The California State Parks Foundation is working to lengthen that list while also holding out hope for a legislative fix. (The foundation is planning a lobbying push in Sacramento on March 20.) CSPF sponsored last year’s successful Assembly Bill 42, which Gov. Brown signed in October, enabling State Parks to make management agreements with nonprofits without approval from the Legislature.
“That’s not going to save all 70 parks, but it’ll save some of them,” Emory says. “We applaud those efforts, even if they’re Band-Aids.”
Still no reprieves for Monterey County’s four listed parks. But Abma says a deal or two may be in the works: “As the date gets nearer, we are having interest from groups that want to keep them open.” He won’t offer details, as no agreements have been reached yet.
But Steve Dennis, a Point Lobos Foundation board member, says PLF has offered State Parks financial assistance for Garrapata. “We have been told they are pursuing several other options, and they believe they can keep it open without us,” he says.

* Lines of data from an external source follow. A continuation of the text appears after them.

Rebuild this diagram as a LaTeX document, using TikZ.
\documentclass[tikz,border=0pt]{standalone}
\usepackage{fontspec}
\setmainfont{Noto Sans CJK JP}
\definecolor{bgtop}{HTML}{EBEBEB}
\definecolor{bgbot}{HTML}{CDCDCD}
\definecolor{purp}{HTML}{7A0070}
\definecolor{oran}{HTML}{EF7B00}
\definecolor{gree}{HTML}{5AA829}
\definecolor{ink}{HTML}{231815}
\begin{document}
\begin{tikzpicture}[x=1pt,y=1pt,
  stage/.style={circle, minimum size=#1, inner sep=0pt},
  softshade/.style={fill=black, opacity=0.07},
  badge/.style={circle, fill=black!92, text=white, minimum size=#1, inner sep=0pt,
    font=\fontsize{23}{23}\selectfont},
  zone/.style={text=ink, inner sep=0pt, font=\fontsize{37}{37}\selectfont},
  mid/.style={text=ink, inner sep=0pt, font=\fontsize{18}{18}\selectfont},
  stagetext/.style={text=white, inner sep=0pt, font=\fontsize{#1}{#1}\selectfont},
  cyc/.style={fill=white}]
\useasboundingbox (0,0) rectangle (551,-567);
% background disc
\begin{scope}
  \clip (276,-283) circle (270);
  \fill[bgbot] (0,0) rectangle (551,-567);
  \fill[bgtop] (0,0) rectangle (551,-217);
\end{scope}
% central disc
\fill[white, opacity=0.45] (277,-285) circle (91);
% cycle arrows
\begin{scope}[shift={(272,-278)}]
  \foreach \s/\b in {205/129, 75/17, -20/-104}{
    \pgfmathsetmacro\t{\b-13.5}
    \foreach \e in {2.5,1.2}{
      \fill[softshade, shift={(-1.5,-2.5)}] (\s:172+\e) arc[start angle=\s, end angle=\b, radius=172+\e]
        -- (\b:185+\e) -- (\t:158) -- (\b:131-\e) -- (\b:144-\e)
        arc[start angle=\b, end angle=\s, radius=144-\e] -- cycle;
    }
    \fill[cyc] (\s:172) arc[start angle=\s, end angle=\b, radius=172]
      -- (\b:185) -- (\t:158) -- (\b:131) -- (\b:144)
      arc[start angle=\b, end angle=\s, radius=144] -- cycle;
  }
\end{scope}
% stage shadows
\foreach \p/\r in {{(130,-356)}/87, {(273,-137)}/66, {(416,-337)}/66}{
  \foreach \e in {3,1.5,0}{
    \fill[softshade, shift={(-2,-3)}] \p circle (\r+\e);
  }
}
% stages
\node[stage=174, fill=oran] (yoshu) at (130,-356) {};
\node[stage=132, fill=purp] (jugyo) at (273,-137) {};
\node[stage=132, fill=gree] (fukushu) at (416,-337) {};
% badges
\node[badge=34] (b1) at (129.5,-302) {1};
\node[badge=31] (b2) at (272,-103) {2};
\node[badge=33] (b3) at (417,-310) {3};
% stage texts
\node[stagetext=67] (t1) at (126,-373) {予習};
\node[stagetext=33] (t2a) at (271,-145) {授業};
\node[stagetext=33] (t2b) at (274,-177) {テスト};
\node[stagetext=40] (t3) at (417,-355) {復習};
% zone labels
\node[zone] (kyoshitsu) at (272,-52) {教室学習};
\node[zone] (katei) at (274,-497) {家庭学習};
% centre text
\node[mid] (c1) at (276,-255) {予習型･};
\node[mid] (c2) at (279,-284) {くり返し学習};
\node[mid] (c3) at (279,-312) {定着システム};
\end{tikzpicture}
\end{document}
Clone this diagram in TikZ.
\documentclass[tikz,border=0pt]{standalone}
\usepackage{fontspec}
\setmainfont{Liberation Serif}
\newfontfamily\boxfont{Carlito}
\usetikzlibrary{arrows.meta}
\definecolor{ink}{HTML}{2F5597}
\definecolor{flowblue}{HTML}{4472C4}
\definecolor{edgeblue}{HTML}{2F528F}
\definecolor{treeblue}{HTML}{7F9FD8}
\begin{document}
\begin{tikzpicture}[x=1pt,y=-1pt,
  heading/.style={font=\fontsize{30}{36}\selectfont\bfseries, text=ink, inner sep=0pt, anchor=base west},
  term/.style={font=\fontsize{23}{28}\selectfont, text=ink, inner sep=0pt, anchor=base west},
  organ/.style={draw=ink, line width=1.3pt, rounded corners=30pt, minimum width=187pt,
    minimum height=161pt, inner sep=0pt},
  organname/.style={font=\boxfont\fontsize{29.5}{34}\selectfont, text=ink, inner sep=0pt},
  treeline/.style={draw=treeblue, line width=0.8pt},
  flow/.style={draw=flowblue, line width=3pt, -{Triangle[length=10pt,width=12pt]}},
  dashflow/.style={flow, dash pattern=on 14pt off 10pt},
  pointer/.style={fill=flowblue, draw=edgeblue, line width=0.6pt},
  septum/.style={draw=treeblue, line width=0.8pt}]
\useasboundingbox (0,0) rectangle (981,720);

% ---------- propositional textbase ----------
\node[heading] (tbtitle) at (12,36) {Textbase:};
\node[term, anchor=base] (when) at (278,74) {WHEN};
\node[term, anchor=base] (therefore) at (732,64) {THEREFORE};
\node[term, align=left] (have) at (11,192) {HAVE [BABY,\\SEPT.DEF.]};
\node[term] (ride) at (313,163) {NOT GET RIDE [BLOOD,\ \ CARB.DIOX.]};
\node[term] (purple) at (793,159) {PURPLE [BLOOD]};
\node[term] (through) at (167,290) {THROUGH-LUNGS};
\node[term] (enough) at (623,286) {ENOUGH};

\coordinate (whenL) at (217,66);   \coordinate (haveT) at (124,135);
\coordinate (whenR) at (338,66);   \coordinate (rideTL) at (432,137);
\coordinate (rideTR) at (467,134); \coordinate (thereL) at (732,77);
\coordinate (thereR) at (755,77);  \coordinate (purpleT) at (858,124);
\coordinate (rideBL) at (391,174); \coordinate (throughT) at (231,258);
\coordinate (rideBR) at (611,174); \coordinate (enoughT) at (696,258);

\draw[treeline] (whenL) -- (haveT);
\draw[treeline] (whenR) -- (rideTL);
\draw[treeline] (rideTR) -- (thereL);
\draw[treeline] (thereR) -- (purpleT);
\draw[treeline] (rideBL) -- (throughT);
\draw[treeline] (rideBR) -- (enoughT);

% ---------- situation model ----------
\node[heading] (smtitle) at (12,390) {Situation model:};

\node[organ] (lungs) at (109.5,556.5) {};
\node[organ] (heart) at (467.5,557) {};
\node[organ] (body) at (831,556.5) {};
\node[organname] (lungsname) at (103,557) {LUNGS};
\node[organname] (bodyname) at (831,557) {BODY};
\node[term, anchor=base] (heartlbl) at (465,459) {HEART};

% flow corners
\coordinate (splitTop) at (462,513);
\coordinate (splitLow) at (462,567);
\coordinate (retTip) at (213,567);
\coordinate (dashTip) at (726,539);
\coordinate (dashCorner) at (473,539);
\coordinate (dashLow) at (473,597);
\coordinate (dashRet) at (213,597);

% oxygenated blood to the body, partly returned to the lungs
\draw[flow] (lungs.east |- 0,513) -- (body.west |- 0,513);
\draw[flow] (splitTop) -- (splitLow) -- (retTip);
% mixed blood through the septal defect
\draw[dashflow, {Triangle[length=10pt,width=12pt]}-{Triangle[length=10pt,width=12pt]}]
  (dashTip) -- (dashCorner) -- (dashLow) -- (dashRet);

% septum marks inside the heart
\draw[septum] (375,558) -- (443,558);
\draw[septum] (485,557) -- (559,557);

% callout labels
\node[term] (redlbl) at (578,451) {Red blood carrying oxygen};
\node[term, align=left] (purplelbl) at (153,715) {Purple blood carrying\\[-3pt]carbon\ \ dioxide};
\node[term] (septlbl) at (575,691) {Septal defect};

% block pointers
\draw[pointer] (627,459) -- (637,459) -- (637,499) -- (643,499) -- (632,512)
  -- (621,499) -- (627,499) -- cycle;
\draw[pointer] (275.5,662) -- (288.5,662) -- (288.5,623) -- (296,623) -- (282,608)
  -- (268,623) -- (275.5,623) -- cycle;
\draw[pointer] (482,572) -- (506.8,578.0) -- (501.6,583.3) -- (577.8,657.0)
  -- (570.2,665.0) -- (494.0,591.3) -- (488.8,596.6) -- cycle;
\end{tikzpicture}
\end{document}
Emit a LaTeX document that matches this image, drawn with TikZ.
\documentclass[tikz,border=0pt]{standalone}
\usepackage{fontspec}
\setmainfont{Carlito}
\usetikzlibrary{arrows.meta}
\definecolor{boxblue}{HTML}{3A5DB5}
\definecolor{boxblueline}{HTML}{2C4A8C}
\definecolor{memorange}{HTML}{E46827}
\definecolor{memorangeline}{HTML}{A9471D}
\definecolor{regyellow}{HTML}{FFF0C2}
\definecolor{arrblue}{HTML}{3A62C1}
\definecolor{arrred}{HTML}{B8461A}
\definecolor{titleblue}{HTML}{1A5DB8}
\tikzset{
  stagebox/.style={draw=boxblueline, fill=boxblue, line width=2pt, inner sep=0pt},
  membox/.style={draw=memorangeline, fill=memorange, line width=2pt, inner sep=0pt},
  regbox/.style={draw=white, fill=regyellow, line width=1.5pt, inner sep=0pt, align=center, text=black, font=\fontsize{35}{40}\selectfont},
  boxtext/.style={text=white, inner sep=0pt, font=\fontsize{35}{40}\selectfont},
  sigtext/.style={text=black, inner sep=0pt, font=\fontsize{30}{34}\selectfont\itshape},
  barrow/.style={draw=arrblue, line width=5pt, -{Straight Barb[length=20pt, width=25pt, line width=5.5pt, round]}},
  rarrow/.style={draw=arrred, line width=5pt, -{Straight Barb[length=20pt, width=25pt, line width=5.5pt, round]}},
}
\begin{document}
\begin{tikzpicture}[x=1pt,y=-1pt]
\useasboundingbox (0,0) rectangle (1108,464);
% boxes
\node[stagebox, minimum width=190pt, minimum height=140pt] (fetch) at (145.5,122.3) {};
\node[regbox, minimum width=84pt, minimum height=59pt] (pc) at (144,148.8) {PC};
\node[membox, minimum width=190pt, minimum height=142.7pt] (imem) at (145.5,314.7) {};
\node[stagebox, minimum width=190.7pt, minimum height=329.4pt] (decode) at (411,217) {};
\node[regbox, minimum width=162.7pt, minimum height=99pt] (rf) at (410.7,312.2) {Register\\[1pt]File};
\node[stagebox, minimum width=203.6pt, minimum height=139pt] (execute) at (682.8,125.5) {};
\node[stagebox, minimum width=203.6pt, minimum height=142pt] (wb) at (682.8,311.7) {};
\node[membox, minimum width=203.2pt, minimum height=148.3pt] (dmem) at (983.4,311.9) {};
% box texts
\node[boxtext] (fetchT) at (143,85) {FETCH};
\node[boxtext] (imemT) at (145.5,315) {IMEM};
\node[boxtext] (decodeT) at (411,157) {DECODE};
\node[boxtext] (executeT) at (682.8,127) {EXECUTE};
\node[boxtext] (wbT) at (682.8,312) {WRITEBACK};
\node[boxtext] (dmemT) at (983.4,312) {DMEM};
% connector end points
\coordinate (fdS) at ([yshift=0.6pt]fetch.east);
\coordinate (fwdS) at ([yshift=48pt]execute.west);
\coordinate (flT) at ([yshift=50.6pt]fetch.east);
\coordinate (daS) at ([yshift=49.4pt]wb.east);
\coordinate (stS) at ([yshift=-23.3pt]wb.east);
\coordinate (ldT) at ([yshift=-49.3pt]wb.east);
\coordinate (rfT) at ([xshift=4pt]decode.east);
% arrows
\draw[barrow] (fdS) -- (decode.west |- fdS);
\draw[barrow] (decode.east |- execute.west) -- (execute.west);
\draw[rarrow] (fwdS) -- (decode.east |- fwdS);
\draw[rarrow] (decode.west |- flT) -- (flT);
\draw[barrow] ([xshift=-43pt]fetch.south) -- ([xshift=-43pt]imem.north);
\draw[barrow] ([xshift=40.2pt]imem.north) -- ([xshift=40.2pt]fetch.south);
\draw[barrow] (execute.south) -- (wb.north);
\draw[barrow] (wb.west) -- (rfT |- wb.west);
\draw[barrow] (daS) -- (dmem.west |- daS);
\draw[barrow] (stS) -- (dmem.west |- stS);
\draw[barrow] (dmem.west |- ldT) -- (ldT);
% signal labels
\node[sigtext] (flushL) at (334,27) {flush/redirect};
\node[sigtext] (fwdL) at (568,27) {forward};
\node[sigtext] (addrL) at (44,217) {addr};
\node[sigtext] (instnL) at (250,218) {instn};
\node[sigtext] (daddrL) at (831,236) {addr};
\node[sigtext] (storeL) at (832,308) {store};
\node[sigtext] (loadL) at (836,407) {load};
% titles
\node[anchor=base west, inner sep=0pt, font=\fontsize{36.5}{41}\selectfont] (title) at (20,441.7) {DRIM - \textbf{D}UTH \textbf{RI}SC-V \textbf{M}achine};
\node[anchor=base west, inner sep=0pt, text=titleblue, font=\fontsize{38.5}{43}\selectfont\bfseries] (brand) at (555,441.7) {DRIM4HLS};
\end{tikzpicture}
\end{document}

Ellwanger suggests contracting with local law enforcement to reduce the state’s peace-keeping work, letting people pay a fee to bring dogs into the parks, and charging visitors who park just outside state park boundaries to avoid vehicle entrance fees.
But aside from Point Lobos and Andrew Molera, the beach state parks in Monterey County are all free, so Abma doesn’t put a lot of stock in a parking crackdown. “Minimally, it would increase our revenue,” he says.
Farther south, SLO Coast officials are hoping creative partnerships can keep Limekiln open. “Obviously everybody in the district, and the park visitors, don’t want these parks to close,” Gutierrez says. “We’re biting our fingernails waiting to hear how this is going to go.”
Deals with private concessionaires are a possibility. “Our mission statement has nothing to do with profit,” she adds. “It’s about protecting resources and recreation.”
And in at least that regard, there could be a silver lining to the park closures. Fewer people on the trails could give habitats a chance to recover ecologically – a resilience Harper noticed in the Big Sur trails temporarily closed after the 2008 Basin Complex and Chalk fires. “I’m sure the organisms and wild animals have gotten a rest,” he says.
Abma’s not sure if people will be outright barred from entering the parks, or if it’ll be an enter-at-your-own-risk situation. Most of the county’s state parks would be hard to physically close anyway. The beach side of Garrapata, for example, stretches four miles and includes 19 foot trails.
He’s also unclear as to whether trespassers will be given citations. “I don’t think we can stop people from accessing the parks,” he says.
That reality gives surfer Ron Triplett mixed feelings about the closures. “The reason we have a state park system is because we want certain places to be protected,” he says.
On the other hand, if the beaches are closed, there’ll be more room for the dedicated surfers who won’t stay out.
“I like that,” he admits. “It’s more fun surfing without a crowd.”